Si leíste mi columna de la semana, por cierto, gracias, recordarás que dejé un tema en el aire para, según mis propias palabras, hablar de él en una entrada diferente. Dicha cuestión era: así como el arte y la literatura se usaron y todavía se usan con fines didácticos “positivos”, ¿también es posible usarla para transmitir mensajes negativos, mensajes malos?
Quiero comenzar la entrada recalculando el objetivo de la columna. Como todos los que me conocen podrán asegurar, siempre trato de alejarme lo más posible del maniqueísmo, es decir, la tendencia a considerar que el bien y el mal son extremos absolutos. Creo, y de forma bastante ferviente, que la realidad humana es mucho más compleja. Por lo tanto, la pregunta cambiará. Más bien, lo que pensaba en la entrada anterior era: ¿las artes pueden ser usadas para fines personales, aunque dichos propósitos puedan terminar causando un gran daño?
Sí. Esa es la respuesta simple: sí. Y la verdad es que, a lo largo de la historia, ejemplos no nos han faltado para comprobar este hecho. Uno de los más interesantes, a mi parecer, es el de Voltaire y su obra Cándido. Trataré de explicarme sin dar spoilers, verán: el famoso filósofo Voltaire, harto del optimismo impulsado por Leibniz, escribió una pequeña novela llamada Cándido o el optimismo; en ella, su personaje principal, del mismo nombre, sufre una serie de infortunios bastante graves. Lo curioso es que, justo después de cada tragedia, un personaje, parodia de Leibniz, concluye que “todo es para bien” y que “viven en el mejor de los mundos posibles”.
El fin de la obra es claro: Voltaire quería ridiculizar por completo todas las ideas de Leibniz y su optimismo. De cierta forma, entre queriendo y no, como diríamos por acá, el filósofo francés influyó en el pensamiento de mucha gente leer, en especial si dichos lectores tenían el contexto de su “riña intelectual” con el pensador alemán.
La realidad es que, al final del día, no tenemos forma de saber qué tan bueno fue dicho adoctrinamiento que generó Voltaire en los lectores europeos de su época. Quizá peco de utilitarista, pero es probable, incluso, que el filósofo francés sesgara el raciocinio de muchos de sus lectores.
Ahora bien, como seguramente varios de ustedes pensarán, aquí estoy cayendo en una falacia, y en una bastante grave de hecho. ¿Qué culpa tuvo Voltaire si alguien de su época lo leyó y decidió creerle a ciegas, detener su reflexión?
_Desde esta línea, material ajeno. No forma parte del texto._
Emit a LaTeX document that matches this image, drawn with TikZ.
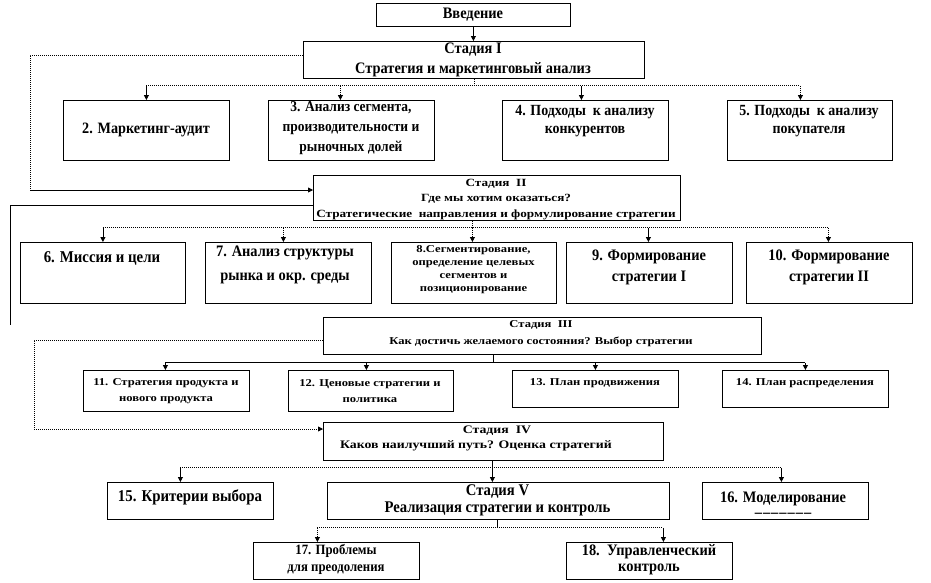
\documentclass[tikz,border=0pt]{standalone}
\usepackage{fontspec}
\setmainfont{Liberation Serif}
\newfontfamily\wdf[FakeStretch=1.2]{Liberation Serif}
\newfontfamily\cdf[FakeStretch=0.9]{Liberation Serif}
\usetikzlibrary{arrows.meta}
\newcommand\fsz[2]{\fontsize{#1}{#2}\selectfont\bfseries}
\begin{document}
\begin{tikzpicture}[x=1pt,y=-1pt,
  box/.style={draw, line width=0.8pt, inner sep=0pt, anchor=north west},
  txt/.style={align=center, inner sep=0pt},
  dot/.style={line width=0.8pt, dash pattern=on 1pt off 1pt},
  sol/.style={line width=0.8pt},
  tip/.style={-{Triangle[length=5pt,width=5pt]}}]
\fill[white] (0,0) rectangle (931,582);
\useasboundingbox (0,0) rectangle (931,582);

% ---- boxes and texts
\node[box, minimum width=194pt, minimum height=23pt] (vv) at (376,3) {};
\node[txt, font=\cdf\fsz{16}{20}] (tvv) at (473,15) {Введение};

\node[box, minimum width=341pt, minimum height=37pt] (s1) at (303,41) {};
\node[txt, font=\cdf\fsz{16}{20}] (ts1) at (473,60) {Стадия I\\Стратегия и маркетинговый анализ};

\node[box, minimum width=166pt, minimum height=60pt] (b2) at (63,100) {};
\node[txt, font=\cdf\fsz{15.8}{20}] (t2) at (146,130) {2. Маркетинг-аудит};
\node[box, minimum width=166pt, minimum height=60pt] (b3) at (268,100) {};
\node[txt, font=\cdf\fsz{15}{20}] (t3) at (351,128) {3. Анализ сегмента,\\производительности и\\рыночных долей};
\node[box, minimum width=166pt, minimum height=60pt] (b4) at (502,100) {};
\node[txt, font=\cdf\fsz{15.5}{18}] (t4) at (585,121) {4. Подходы\ \ к анализу\\конкурентов};
\node[box, minimum width=165pt, minimum height=60pt] (b5) at (727,100) {};
\node[txt, font=\cdf\fsz{15.5}{18}] (t5) at (809,121) {5. Подходы\ \ к анализу\\покупателя};

\node[box, minimum width=367pt, minimum height=45pt] (s2) at (313,175) {};
\node[txt, font=\wdf\fsz{11}{15.5}] (ts2) at (496,199.5) {Стадия\ \ II\\Где мы хотим оказаться?\\Стратегические\ \ направления и формулирование стратегии};

\node[box, minimum width=165pt, minimum height=61pt] (b6) at (20,242) {};
\node[txt, font=\cdf\fsz{16.5}{20}] (t6) at (102,258) {6. Миссия и цели};
\node[box, minimum width=166pt, minimum height=61pt] (b7) at (205,242) {};
\node[txt, font=\cdf\fsz{16}{24}] (t7) at (285,265) {7. Анализ структуры\\рынка и окр. среды};
\node[box, minimum width=165pt, minimum height=61pt] (b8) at (391,242) {};
\node[txt, font=\wdf\fsz{10.5}{13}] (t8) at (473.5,269.5) {8.Сегментирование,\\определение целевых\\сегментов и\\позиционирование};
\node[box, minimum width=166pt, minimum height=61pt] (b9) at (566,242) {};
\node[txt, font=\cdf\fsz{16}{21}] (t9) at (649,267.5) {9. Формирование\\стратегии I};
\node[box, minimum width=166pt, minimum height=61pt] (b10) at (746,242) {};
\node[txt, font=\cdf\fsz{16}{21}] (t10) at (829,267.5) {10. Формирование\\стратегии II};

\node[box, minimum width=438pt, minimum height=37pt] (s3) at (323,317) {};
\node[txt, font=\wdf\fsz{10.5}{17}] (ts3) at (541,333.5) {Стадия\ \ III\\Как достичь желаемого состояния? Выбор стратегии};

\node[box, minimum width=166pt, minimum height=41pt] (b11) at (83,370) {};
\node[txt, font=\wdf\fsz{10.5}{16}] (t11) at (166,391) {11. Стратегия продукта и\\нового продукта};
\node[box, minimum width=165pt, minimum height=41pt] (b12) at (288,370) {};
\node[txt, font=\wdf\fsz{10.5}{16}] (t12) at (370,391) {12. Ценовые стратегии и\\политика};
\node[box, minimum width=166pt, minimum height=37pt] (b13) at (512,370) {};
\node[txt, font=\wdf\fsz{10.5}{16}] (t13) at (595,383) {13. План продвижения};
\node[box, minimum width=166pt, minimum height=37pt] (b14) at (722,370) {};
\node[txt, font=\wdf\fsz{10.5}{16}] (t14) at (805,383) {14. План распределения};

\node[box, minimum width=340pt, minimum height=38pt] (s4) at (323,422) {};
\node[txt, font=\wdf\fsz{11.5}{15}] (ts4) at (476,438.5) {\hspace*{42pt}Стадия\ \ IV\\Каков наилучший путь? Оценка стратегий};

\node[box, minimum width=166pt, minimum height=37pt] (b15) at (107,482) {};
\node[txt, font=\cdf\fsz{16.5}{20}] (t15) at (190,497) {15. Критерии выбора};
\node[box, minimum width=342pt, minimum height=37pt] (s5) at (327,482) {};
\node[txt, font=\cdf\fsz{16.3}{17}] (ts5) at (497.5,500.5) {Стадия V\\Реализация стратегии и контроль};
\node[box, minimum width=166pt, minimum height=37pt] (b16) at (702,482) {};
\node[txt, font=\cdf\fsz{16}{15}] (t16) at (783,504.5) {16. Моделирование\\–\kern1pt–\kern1pt–\kern1pt–\kern1pt–\kern1pt–\kern1pt–};

\node[box, minimum width=166pt, minimum height=37pt] (b17) at (253,542) {};
\node[txt, font=\cdf\fsz{14.2}{17}] (t17) at (336,559.5) {17. Проблемы\\для преодоления};
\node[box, minimum width=166pt, minimum height=37pt] (b18) at (566,542) {};
\node[txt, font=\cdf\fsz{16}{16}] (t18) at (649,560) {18.\ \ Управленческий\\контроль};

% ---- connectors
\draw[sol,tip] (vv.south) -- (vv.south |- s1.north);

% Stage I bus
\path (s1.south) ++(0,7) coordinate (j1);
\coordinate (p2) at (b2.north);
\coordinate (p3) at ([xshift=-11pt]b3.north);
\coordinate (p4) at ([xshift=-4pt]b4.north);
\coordinate (p5) at ([xshift=-9.5pt]b5.north);
\draw[dot] (s1.south) -- (j1);
\draw[dot] (j1 -| p2) -- (j1 -| p5);
\draw[sol,tip] (j1 -| p2) -- (p2);
\draw[dot,tip] (j1 -| p3) -- (p3);
\draw[sol,tip] (j1 -| p4) -- (p4);
\draw[dot,tip] (j1 -| p5) -- (p5);

% feedback Stage I -> Stage II
\coordinate (c1) at (30,190);
\draw[dot] ([yshift=4.5pt]s1.west) -| (c1);
\draw[sol,tip] (c1) -- (c1 -| s2.west);

% Stage II left line
\coordinate (c2) at (10,325);
\draw[sol] ([yshift=-7.5pt]s2.west) -| (c2);

% Stage II bus
\coordinate (k2) at ([xshift=-24.5pt]s2.south);
\path (k2) ++(0,7) coordinate (j2);
\coordinate (p6) at (b6.north);
\coordinate (p7) at ([xshift=-5pt]b7.north);
\coordinate (p8) at ([xshift=-1.5pt]b8.north);
\coordinate (p9) at ([xshift=-1pt]b9.north);
\coordinate (p10) at ([xshift=-1pt]b10.north);
\draw[dot] (k2) -- (j2);
\draw[dot] (j2 -| p6) -- (j2 -| p10);
\draw[sol,tip] (j2 -| p6) -- (p6);
\draw[dot,tip] (j2 -| p7) -- (p7);
\draw[dot,tip] (j2 -| p8) -- (p8);
\draw[sol,tip] (j2 -| p9) -- (p9);
\draw[dot,tip] (j2 -| p10) -- (p10);

% Stage III bus
\coordinate (k3) at ([xshift=-49pt]s3.south);
\path (k3) ++(0,8) coordinate (j3);
\coordinate (p11) at ([xshift=-1pt]b11.north);
\coordinate (p12) at ([xshift=-4.5pt]b12.north);
\coordinate (p13) at (b13.north);
\coordinate (p14) at (b14.north);
\draw[sol] (k3) -- (j3);
\draw[sol] (j3 -| p11) -- (j3 -| p14);
\draw[sol,tip] (j3 -| p11) -- (p11);
\draw[sol,tip] (j3 -| p12) -- (p12);
\draw[sol,tip] (j3 -| p13) -- (p13);
\draw[sol,tip] (j3 -| p14) -- (p14);

% feedback Stage III -> Stage IV
\coordinate (c3) at (34,429);
\draw[dot,tip] ([yshift=-4.5pt]s3.west) -| (c3) -- (c3 -| s4.west);

% Stage IV bus
\coordinate (k4) at ([xshift=-1pt]s4.south);
\path (k4) ++(0,7) coordinate (j4);
\coordinate (p15) at ([xshift=-10pt]b15.north);
\coordinate (p16) at ([xshift=-4pt]b16.north);
\draw[sol,tip] (k4) -- (k4 |- s5.north);
\draw[dot] (j4 -| p15) -- (j4 -| p16);
\draw[sol,tip] (j4 -| p15) -- (p15);
\draw[sol,tip] (j4 -| p16) -- (p16);

% Stage V bus
\coordinate (k5) at ([xshift=-1pt]s5.south);
\path (k5) ++(0,8) coordinate (j5);
\coordinate (p17) at ([xshift=-19pt]b17.north);
\coordinate (p18) at ([xshift=14pt]b18.north);
\draw[sol] (k5) -- (j5);
\draw[dot] (j5 -| p17) -- (j5 -| p18);
\draw[dot,tip] (j5 -| p17) -- (p17);
\draw[sol,tip] (j5 -| p18) -- (p18);
\end{tikzpicture}
\end{document}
O, peor aún, ¿cómo podemos responsabilizarlo si alguno de sus lectores lo malinterpretó y sacó conclusiones equivocadas? No sería la primera vez que ocurre en la historia, y mucho menos la más grave; ahí tiene lo que pasó cuando cierto líder alemán no comprendió las ideas de Nietzsche.
Y sí, tienen plena razón en esto. Entonces, ¿para qué traerlo “a colación”? Pues, simple y sencillamente, para mostrar cómo, a veces, los escritores no medimos el impacto que nuestras ideas pueden tener en los demás. En especial, cuando emitimos ideas que podrían terminar siendo perjudiciales. Ahora, imagínense qué pasaría si alguien con el suficiente poder y los recursos necesarios, con alevosía y ventaja, tratara de sacar este provecho de las artes para sus propios fines o privilegios.
Por fortuna, esto no pasa, menos en Latinoamérica. Aquí no sabemos lo que es presenciar un producto “artístico” que pretenda perpetuar las diferencias en clases sociales, o el racismo, o el machismo, o la violencia, o la meritocracia. No sabemos cómo se siente que un grupo de personajes célebres traten de alinear al pueblo hacia un partido político, religión, creencia o sistema. Mucho menos conocemos de los penosos casos en los que el arte se usa para tratar de tapar una realidad dolorosa o, incluso, llegar a darle un giro de ciento ochenta grados para que el victimario se convierta en víctima, y viceversa… Por fortuna.